Monitorare a distanza di cinque anni dalla introduzione
della legislazione dello strumento, le caratteristiche sia quantitative sia
qualitative, anche attraverso una indagine sul campo, dei contratti di rete
realizzati dalle nostre imprese. Tutto ciò analizzandone le criticità e
individuando delle proposte di policy che possano facilitarne l’utilizzo,
favorendone anche l’impatto economico. Questo l’obiettivo dello studio promosso
da Unimpresa e realizzato da studiosi provenienti da varie discipline
(economisti, aziendalisti e giuristi) con il coordinamento dell’esperto
Giuseppe Capuano che verrà presentato domani a Napoli in un convegno
organizzato con la Camera di commercio e col patrocinio del ministero per lo
Sviluppo economico.
Subito dopo il saluto del presidente della Camera di
commercio di Napoli, Maurizio Maddaloni, i lavori saranno introdotti dal
presidente di Unimpresa, Paolo Longobardi. Seguirà il dibattito sul libro
“Imprese e territorio nel Contratto di rete”. Discuteranno Giuseppe Capuano
(economista ed esperto del ministero per lo Sviluppo economico, Maria
Antonietta Conte (esperta del movimento cooperativo dello stesso dicastero),
Annalisa Tunisini (ordinario di economia e gestione delle imprese
all’Università Cattolica di Milano), Tommaso Arrigo (docente di diritto privato
all’Università di Genova), Luciano Consolati (professore di geografia politica
ed economica all’Università Guglielmo Marconi di Roma), Giuseppe Granata
(docente di comunicazione d’impresa all’Università di Cassino).
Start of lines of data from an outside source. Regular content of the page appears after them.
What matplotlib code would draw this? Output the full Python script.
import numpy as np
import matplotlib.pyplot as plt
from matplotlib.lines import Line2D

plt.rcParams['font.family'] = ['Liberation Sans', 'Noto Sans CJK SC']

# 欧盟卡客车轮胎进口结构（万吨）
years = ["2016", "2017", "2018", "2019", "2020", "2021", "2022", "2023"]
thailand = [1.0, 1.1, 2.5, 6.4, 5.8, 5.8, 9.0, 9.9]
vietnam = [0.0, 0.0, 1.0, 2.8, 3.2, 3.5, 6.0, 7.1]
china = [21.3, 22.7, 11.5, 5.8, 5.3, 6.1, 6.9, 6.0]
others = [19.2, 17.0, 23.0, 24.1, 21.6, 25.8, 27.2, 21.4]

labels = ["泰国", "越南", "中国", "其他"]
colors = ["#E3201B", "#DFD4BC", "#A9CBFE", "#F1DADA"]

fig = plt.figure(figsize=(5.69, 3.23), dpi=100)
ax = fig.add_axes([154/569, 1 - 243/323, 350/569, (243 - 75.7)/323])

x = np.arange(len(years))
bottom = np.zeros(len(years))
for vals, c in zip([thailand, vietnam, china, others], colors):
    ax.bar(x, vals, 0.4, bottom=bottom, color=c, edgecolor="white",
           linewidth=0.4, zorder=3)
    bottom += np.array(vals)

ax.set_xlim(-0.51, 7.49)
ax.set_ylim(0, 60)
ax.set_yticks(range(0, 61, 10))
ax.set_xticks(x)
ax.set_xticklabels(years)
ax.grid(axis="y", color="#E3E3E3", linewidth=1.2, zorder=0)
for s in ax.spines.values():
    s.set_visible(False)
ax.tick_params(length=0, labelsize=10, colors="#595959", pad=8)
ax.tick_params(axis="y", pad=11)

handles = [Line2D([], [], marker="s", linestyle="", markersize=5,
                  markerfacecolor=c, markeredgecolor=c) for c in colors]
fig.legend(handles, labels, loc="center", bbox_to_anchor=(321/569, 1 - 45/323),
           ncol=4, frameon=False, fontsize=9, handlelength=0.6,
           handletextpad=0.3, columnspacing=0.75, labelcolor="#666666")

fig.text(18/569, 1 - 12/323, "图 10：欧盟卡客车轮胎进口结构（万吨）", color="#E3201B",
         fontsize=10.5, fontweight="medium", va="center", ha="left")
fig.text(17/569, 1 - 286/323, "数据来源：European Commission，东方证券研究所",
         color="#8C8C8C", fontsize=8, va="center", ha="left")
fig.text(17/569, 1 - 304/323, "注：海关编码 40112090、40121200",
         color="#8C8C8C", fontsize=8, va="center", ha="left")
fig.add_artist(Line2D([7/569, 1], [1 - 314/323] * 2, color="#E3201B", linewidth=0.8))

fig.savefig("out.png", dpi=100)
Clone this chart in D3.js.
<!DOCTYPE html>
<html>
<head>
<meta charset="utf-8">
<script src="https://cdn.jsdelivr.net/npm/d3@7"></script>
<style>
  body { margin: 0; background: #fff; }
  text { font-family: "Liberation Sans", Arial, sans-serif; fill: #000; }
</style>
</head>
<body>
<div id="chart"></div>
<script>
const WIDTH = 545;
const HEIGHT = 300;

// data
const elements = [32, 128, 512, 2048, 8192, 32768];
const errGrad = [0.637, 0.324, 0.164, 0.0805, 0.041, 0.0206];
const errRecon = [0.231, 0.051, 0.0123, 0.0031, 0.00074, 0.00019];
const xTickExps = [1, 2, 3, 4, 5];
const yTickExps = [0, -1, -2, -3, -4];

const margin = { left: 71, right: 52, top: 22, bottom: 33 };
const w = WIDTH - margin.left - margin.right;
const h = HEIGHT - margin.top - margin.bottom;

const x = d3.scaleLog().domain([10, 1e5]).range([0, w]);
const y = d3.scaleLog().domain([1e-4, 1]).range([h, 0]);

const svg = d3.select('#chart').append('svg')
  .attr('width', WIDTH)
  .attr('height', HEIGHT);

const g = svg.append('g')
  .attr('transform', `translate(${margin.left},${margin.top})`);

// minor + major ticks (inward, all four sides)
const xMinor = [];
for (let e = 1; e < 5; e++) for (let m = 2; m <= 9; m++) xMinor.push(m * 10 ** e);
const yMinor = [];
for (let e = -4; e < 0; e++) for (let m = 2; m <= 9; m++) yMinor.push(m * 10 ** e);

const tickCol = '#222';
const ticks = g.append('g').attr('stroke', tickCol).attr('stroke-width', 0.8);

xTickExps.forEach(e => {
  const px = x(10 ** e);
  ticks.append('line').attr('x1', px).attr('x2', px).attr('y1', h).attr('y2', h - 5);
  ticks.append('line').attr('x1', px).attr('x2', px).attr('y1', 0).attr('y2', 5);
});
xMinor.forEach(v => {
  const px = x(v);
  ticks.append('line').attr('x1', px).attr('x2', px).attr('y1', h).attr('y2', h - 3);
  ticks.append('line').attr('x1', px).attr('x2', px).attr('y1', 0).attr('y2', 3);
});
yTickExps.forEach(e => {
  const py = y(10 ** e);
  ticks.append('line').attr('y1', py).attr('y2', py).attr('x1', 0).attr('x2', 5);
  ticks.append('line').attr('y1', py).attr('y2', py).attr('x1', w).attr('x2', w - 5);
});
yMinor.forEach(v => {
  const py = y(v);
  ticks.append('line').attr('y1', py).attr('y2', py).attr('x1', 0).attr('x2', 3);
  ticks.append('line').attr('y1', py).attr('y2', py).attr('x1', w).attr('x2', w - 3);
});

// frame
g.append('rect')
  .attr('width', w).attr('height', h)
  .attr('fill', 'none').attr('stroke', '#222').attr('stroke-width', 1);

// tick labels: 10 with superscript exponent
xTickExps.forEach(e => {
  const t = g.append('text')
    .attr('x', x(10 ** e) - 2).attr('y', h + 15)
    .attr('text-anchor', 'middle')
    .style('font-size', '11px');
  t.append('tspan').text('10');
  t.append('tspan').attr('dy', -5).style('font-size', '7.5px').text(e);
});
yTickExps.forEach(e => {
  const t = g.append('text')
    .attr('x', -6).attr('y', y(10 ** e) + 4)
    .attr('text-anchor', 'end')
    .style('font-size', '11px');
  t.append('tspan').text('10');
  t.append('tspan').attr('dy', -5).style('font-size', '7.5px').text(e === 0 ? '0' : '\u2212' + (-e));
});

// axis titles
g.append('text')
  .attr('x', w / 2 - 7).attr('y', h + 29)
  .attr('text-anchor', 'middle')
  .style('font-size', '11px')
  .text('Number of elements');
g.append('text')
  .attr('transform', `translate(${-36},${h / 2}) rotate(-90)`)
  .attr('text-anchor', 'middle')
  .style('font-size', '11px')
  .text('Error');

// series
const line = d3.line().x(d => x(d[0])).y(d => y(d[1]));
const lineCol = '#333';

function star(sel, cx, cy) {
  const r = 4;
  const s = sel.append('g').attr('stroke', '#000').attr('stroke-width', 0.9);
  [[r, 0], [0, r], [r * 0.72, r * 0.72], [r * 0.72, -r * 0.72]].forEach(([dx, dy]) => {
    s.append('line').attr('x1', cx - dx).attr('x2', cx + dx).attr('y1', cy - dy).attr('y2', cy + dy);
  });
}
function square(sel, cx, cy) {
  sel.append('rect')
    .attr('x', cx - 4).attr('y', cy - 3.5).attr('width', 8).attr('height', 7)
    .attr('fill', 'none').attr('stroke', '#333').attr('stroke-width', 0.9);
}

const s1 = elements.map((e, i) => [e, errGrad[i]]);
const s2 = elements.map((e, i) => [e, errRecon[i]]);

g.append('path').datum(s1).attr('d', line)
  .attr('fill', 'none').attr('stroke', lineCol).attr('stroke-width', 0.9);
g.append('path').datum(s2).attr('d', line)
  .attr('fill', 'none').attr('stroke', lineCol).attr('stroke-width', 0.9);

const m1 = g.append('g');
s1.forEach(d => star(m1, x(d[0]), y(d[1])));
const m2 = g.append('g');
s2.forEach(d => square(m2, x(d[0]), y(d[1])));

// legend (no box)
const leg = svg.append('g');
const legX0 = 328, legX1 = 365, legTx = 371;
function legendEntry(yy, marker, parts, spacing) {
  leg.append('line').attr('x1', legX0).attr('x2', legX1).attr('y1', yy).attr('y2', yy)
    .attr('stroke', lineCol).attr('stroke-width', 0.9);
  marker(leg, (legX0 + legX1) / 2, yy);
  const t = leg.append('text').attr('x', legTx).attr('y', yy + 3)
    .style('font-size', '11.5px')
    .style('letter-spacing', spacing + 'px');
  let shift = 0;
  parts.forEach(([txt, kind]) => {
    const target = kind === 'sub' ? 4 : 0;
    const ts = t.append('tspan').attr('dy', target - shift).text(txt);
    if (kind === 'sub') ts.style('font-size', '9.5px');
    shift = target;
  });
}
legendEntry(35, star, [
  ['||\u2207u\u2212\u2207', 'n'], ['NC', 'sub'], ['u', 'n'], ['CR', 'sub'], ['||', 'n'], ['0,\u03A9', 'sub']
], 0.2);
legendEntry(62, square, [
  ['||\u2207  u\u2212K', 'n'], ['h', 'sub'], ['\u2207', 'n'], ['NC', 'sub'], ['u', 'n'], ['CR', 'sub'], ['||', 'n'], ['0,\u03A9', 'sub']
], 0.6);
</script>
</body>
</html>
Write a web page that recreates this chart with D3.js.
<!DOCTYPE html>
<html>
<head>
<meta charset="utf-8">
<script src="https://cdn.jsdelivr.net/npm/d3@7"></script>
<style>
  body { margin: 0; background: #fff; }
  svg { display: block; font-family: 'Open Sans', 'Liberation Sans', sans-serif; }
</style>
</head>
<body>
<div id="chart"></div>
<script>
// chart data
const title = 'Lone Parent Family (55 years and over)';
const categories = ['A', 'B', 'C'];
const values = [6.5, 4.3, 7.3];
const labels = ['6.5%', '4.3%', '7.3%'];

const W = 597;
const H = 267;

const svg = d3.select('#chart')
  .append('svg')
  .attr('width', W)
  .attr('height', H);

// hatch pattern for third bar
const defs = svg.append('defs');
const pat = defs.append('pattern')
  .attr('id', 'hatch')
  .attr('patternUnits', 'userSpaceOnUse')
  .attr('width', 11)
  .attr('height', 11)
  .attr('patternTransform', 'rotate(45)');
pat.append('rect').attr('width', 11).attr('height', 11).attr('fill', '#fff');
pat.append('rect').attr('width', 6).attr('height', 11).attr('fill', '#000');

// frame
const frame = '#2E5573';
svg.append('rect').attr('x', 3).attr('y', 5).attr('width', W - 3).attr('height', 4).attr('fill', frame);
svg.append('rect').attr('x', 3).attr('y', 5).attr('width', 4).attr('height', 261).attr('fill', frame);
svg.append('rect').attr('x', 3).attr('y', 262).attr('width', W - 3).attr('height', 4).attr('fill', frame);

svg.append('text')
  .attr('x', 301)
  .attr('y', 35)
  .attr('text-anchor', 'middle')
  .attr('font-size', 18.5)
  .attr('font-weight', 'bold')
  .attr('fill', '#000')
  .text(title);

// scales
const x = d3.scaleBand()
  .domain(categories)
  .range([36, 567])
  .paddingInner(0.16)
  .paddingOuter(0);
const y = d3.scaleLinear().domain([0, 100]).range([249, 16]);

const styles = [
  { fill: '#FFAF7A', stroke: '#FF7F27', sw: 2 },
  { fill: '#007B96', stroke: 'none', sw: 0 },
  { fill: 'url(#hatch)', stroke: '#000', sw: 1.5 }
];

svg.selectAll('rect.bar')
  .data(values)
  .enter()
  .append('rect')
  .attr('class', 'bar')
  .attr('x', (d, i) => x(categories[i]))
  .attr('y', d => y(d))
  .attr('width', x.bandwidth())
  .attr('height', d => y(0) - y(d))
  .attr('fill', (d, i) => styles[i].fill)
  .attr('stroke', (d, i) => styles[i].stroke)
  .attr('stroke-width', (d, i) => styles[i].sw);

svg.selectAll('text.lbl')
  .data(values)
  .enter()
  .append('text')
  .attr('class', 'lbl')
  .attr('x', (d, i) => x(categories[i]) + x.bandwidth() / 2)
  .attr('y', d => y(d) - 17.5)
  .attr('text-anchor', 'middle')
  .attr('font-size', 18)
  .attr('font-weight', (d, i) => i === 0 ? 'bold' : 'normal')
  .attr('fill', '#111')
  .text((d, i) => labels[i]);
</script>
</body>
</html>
Con lo Small business act dell’Unione europea, accanto alla
“politica industriale” più vicina alle esigenze della medio-grande azienda, è
stata introdotta una “nuova politica produttiva” riferita alle micro e piccole
imprese. La base è formata prevalentemente da imprese terziarie, artigiane,
manifatturiere, della filiera agroalimentare. Gli interventi mirano ad
affiancare e rafforzare le misure adottate nell’ambito della “politica
industriale”, secondo il principio di “filiera produttiva” e delle reti di
impresa. Il “modello rete” è stato individuato come il modello organizzativo
tra quelli maggiormente rispondenti alle esigenze delle nostre piccole imprese
che potesse più facilmente favorire il superamento delle carenze strutturali
presenti nel sistema produttivo.
Secondo lo studio, il concetto di rete rappresenta un
possibile ed efficace approccio alle questioni sollevate in precedenza. La rete
vuol dire interdipendenza stabile e governata, che affida a un legame
affidabile la possibilità di usare al meglio – in termini di risultati
economici – la conoscenza posseduta dai suoi singoli nodi.
L’analisi si muove su tre piani differenti ma collegati tra
loro: il primo è un tentativo di incrociare i percorsi di sviluppo locale,
territori e settori produttivi con la formazione e lo sviluppo dei Contratti di
rete. In questa sede si mette in evidenza l’importanza del territorio e delle
politiche di sviluppo locale nell’utilizzo del Contratto di rete e come
quest’ultimo sia condizionato positivamente e caratterizzato dalle
specializzazioni settoriali regionali a dal livello di sviluppo raggiunto dai territori
di appartenenza; il secondo piano dell’analisi sottolinea l’ importanza dei
percorsi intrapresi dalle singole imprese con un approccio di tipo
giuridico-aziendalistico, secondo il quale il Contratto di rete, come un
“organismo vitale”, segue un suo “ciclo di vita” che ne diversifica fasi e ne
qualifica i comportamenti; il terzo piano dell’analisi mette in evidenza le
differenze all’interno delle politiche di sviluppo regionale di due regioni
importanti quali la Lombardia, con il Progetto Ergon, e la Campania.